Goal -> All of the listing below must be repeated word for word. Pictures are the only thing to omit.

Source excerpt ->
================================

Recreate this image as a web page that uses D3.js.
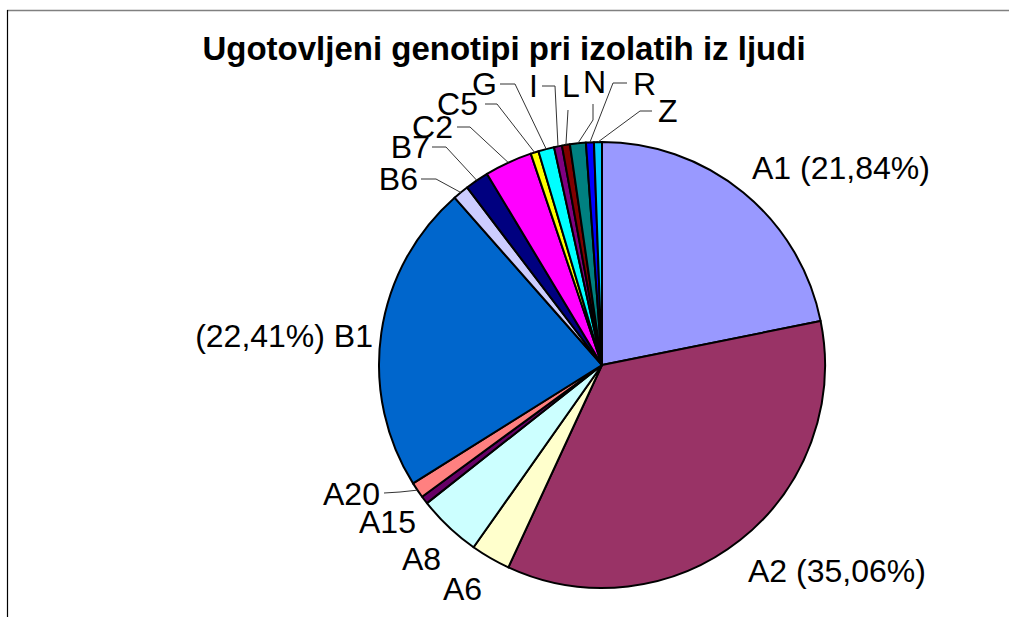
<!DOCTYPE html>
<html lang="sl">
<head>
<meta charset="UTF-8">
<script src="https://cdn.jsdelivr.net/npm/d3@7/dist/d3.min.js"></script>
<title>Ugotovljeni genotipi pri izolatih iz ljudi</title>
<style>
  html, body { margin: 0; padding: 0; background: #fff; }
  svg { display: block; font-family: "Liberation Sans", Arial, sans-serif; }
</style>
</head>
<body>
<svg id="chart" width="1009" height="617"></svg>
<script>
// genotypes, clockwise from 12 o'clock
const genotypes = ["A1", "A2", "A6", "A8", "A15", "A20", "B1", "B6", "B7", "C2", "C5", "G", "I", "L", "N", "R", "Z"];
// number of isolates (174 in total)
const counts = [38, 61, 5, 8, 1, 2, 39, 2, 3, 6, 1, 2, 1, 1, 2, 1, 1];
const colors = ["#9999FF", "#993366", "#FFFFCC", "#CCFFFF", "#660066", "#FF8080", "#0066CC", "#CCCCFF",
                "#000080", "#FF00FF", "#FFFF00", "#00FFFF", "#800080", "#800000", "#008080", "#0000FF", "#00CCFF"];
// which labels show the share
const showPct = ["A1", "A2", "B1"];

const title = "Ugotovljeni genotipi pri izolatih iz ljudi";

// label placement (text anchor point + leader elbow), Excel style
const labelLayout = {
  A1:  { x: 752, y: 179, anchor: "start" },
  A2:  { x: 748, y: 582, anchor: "start" },
  A6:  { x: 443, y: 600, anchor: "start" },
  A8:  { x: 402, y: 570, anchor: "start" },
  A15: { x: 359, y: 533, anchor: "start" },
  A20: { x: 323, y: 505, anchor: "start", leader: [[384, 493], [400, 492]] },
  B1:  { x: 373, y: 347, anchor: "end", pctFirst: true },
  B6:  { x: 418, y: 190, anchor: "end", leader: [[421, 179], [436, 179]] },
  B7:  { x: 430, y: 158, anchor: "end", leader: [[432, 147], [446, 147]] },
  C2:  { x: 453, y: 138, anchor: "end", leader: [[457, 127], [470, 127]] },
  C5:  { x: 478, y: 115, anchor: "end", leader: [[485, 104], [497, 104]] },
  G:   { x: 497, y: 95,  anchor: "end", leader: [[500, 84], [515, 84]] },
  I:   { x: 538, y: 97,  anchor: "end", leader: [[542, 86], [555, 86]] },
  L:   { x: 562, y: 97,  anchor: "start", leader: [[568, 110]] },
  N:   { x: 583, y: 93,  anchor: "start", leader: [[593, 104], [593, 120]] },
  R:   { x: 633, y: 95,  anchor: "start", leader: [[627, 83], [613, 83]] },
  Z:   { x: 658, y: 122, anchor: "start", leader: [[652, 111], [640, 111]] }
};

const svg = d3.select("#chart");
const cx = 602, cy = 365, radius = 223;

// frame of the chart area
svg.append("line").attr("x1", 7).attr("x2", 1009).attr("y1", 10.5).attr("y2", 10.5)
  .attr("stroke", "#808080").attr("stroke-width", 1.5);
svg.append("line").attr("x1", 7.5).attr("x2", 7.5).attr("y1", 10).attr("y2", 617)
  .attr("stroke", "#000").attr("stroke-width", 1.2);

svg.append("text")
  .attr("x", 504).attr("y", 60)
  .attr("text-anchor", "middle")
  .attr("font-size", 33).attr("font-weight", "bold")
  .text(title);

const data = genotypes.map((g, i) => ({ name: g, value: counts[i], color: colors[i] }));
const total = d3.sum(counts);

const pie = d3.pie().sort(null).value(d => d.value);
const arc = d3.arc().innerRadius(0).outerRadius(radius);
const arcs = pie(data);

const g = svg.append("g").attr("transform", `translate(${cx},${cy})`);

g.selectAll("path.slice")
  .data(arcs)
  .join("path")
  .attr("class", "slice")
  .attr("d", arc)
  .attr("fill", d => d.data.color)
  .attr("stroke", "#000")
  .attr("stroke-width", 2)
  .attr("stroke-linejoin", "round");

const fmtPct = v => d3.format(".2f")(v).replace(".", ",") + "%";

function rimPoint(d) {
  const a = (d.startAngle + d.endAngle) / 2;
  return [cx + radius * Math.sin(a), cy - radius * Math.cos(a)];
}

// leader lines
arcs.forEach(d => {
  const lay = labelLayout[d.data.name];
  if (!lay || !lay.leader) return;
  const pts = lay.leader.concat([rimPoint(d)]);
  svg.append("path")
    .attr("d", d3.line()(pts))
    .attr("fill", "none")
    .attr("stroke", "#333")
    .attr("stroke-width", 1);
});

// labels
svg.selectAll("text.lbl")
  .data(arcs)
  .join("text")
  .attr("class", "lbl")
  .attr("x", d => labelLayout[d.data.name].x)
  .attr("y", d => labelLayout[d.data.name].y)
  .attr("text-anchor", d => labelLayout[d.data.name].anchor)
  .attr("font-size", 32)
  .attr("fill", "#000")
  .text(d => {
    const name = d.data.name;
    if (!showPct.includes(name)) return name;
    const p = "(" + fmtPct(d.data.value / total * 100) + ")";
    return labelLayout[name].pctFirst ? p + " " + name : name + " " + p;
  });
</script>
</body>
</html>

================================

Solution for this exercise ->
Recreate this image as a web page that uses D3.js.
<!DOCTYPE html>
<html lang="sl">
<head>
<meta charset="UTF-8">
<script src="https://cdn.jsdelivr.net/npm/d3@7/dist/d3.min.js"></script>
<title>Ugotovljeni genotipi pri izolatih iz ljudi</title>
<style>
  html, body { margin: 0; padding: 0; background: #fff; }
  svg { display: block; font-family: "Liberation Sans", Arial, sans-serif; }
</style>
</head>
<body>
<svg id="chart" width="1009" height="617"></svg>
<script>
// genotypes, clockwise from 12 o'clock
const genotypes = ["A1", "A2", "A6", "A8", "A15", "A20", "B1", "B6", "B7", "C2", "C5", "G", "I", "L", "N", "R", "Z"];
// number of isolates (174 in total)
const counts = [38, 61, 5, 8, 1, 2, 39, 2, 3, 6, 1, 2, 1, 1, 2, 1, 1];
const colors = ["#9999FF", "#993366", "#FFFFCC", "#CCFFFF", "#660066", "#FF8080", "#0066CC", "#CCCCFF",
                "#000080", "#FF00FF", "#FFFF00", "#00FFFF", "#800080", "#800000", "#008080", "#0000FF", "#00CCFF"];
// which labels show the share
const showPct = ["A1", "A2", "B1"];

const title = "Ugotovljeni genotipi pri izolatih iz ljudi";

// label placement (text anchor point + leader elbow), Excel style
const labelLayout = {
  A1:  { x: 752, y: 179, anchor: "start" },
  A2:  { x: 748, y: 582, anchor: "start" },
  A6:  { x: 443, y: 600, anchor: "start" },
  A8:  { x: 402, y: 570, anchor: "start" },
  A15: { x: 359, y: 533, anchor: "start" },
  A20: { x: 323, y: 505, anchor: "start", leader: [[384, 493], [400, 492]] },
  B1:  { x: 373, y: 347, anchor: "end", pctFirst: true },
  B6:  { x: 418, y: 190, anchor: "end", leader: [[421, 179], [436, 179]] },
  B7:  { x: 430, y: 158, anchor: "end", leader: [[432, 147], [446, 147]] },
  C2:  { x: 453, y: 138, anchor: "end", leader: [[457, 127], [470, 127]] },
  C5:  { x: 478, y: 115, anchor: "end", leader: [[485, 104], [497, 104]] },
  G:   { x: 497, y: 95,  anchor: "end", leader: [[500, 84], [515, 84]] },
  I:   { x: 538, y: 97,  anchor: "end", leader: [[542, 86], [555, 86]] },
  L:   { x: 562, y: 97,  anchor: "start", leader: [[568, 110]] },
  N:   { x: 583, y: 93,  anchor: "start", leader: [[593, 104], [593, 120]] },
  R:   { x: 633, y: 95,  anchor: "start", leader: [[627, 83], [613, 83]] },
  Z:   { x: 658, y: 122, anchor: "start", leader: [[652, 111], [640, 111]] }
};

const svg = d3.select("#chart");
const cx = 602, cy = 365, radius = 223;

// frame of the chart area
svg.append("line").attr("x1", 7).attr("x2", 1009).attr("y1", 10.5).attr("y2", 10.5)
  .attr("stroke", "#808080").attr("stroke-width", 1.5);
svg.append("line").attr("x1", 7.5).attr("x2", 7.5).attr("y1", 10).attr("y2", 617)
  .attr("stroke", "#000").attr("stroke-width", 1.2);

svg.append("text")
  .attr("x", 504).attr("y", 60)
  .attr("text-anchor", "middle")
  .attr("font-size", 33).attr("font-weight", "bold")
  .text(title);

const data = genotypes.map((g, i) => ({ name: g, value: counts[i], color: colors[i] }));
const total = d3.sum(counts);

const pie = d3.pie().sort(null).value(d => d.value);
const arc = d3.arc().innerRadius(0).outerRadius(radius);
const arcs = pie(data);

const g = svg.append("g").attr("transform", `translate(${cx},${cy})`);

g.selectAll("path.slice")
  .data(arcs)
  .join("path")
  .attr("class", "slice")
  .attr("d", arc)
  .attr("fill", d => d.data.color)
  .attr("stroke", "#000")
  .attr("stroke-width", 2)
  .attr("stroke-linejoin", "round");

const fmtPct = v => d3.format(".2f")(v).replace(".", ",") + "%";

function rimPoint(d) {
  const a = (d.startAngle + d.endAngle) / 2;
  return [cx + radius * Math.sin(a), cy - radius * Math.cos(a)];
}

// leader lines
arcs.forEach(d => {
  const lay = labelLayout[d.data.name];
  if (!lay || !lay.leader) return;
  const pts = lay.leader.concat([rimPoint(d)]);
  svg.append("path")
    .attr("d", d3.line()(pts))
    .attr("fill", "none")
    .attr("stroke", "#333")
    .attr("stroke-width", 1);
});

// labels
svg.selectAll("text.lbl")
  .data(arcs)
  .join("text")
  .attr("class", "lbl")
  .attr("x", d => labelLayout[d.data.name].x)
  .attr("y", d => labelLayout[d.data.name].y)
  .attr("text-anchor", d => labelLayout[d.data.name].anchor)
  .attr("font-size", 32)
  .attr("fill", "#000")
  .text(d => {
    const name = d.data.name;
    if (!showPct.includes(name)) return name;
    const p = "(" + fmtPct(d.data.value / total * 100) + ")";
    return labelLayout[name].pctFirst ? p + " " + name : name + " " + p;
  });
</script>
</body>
</html>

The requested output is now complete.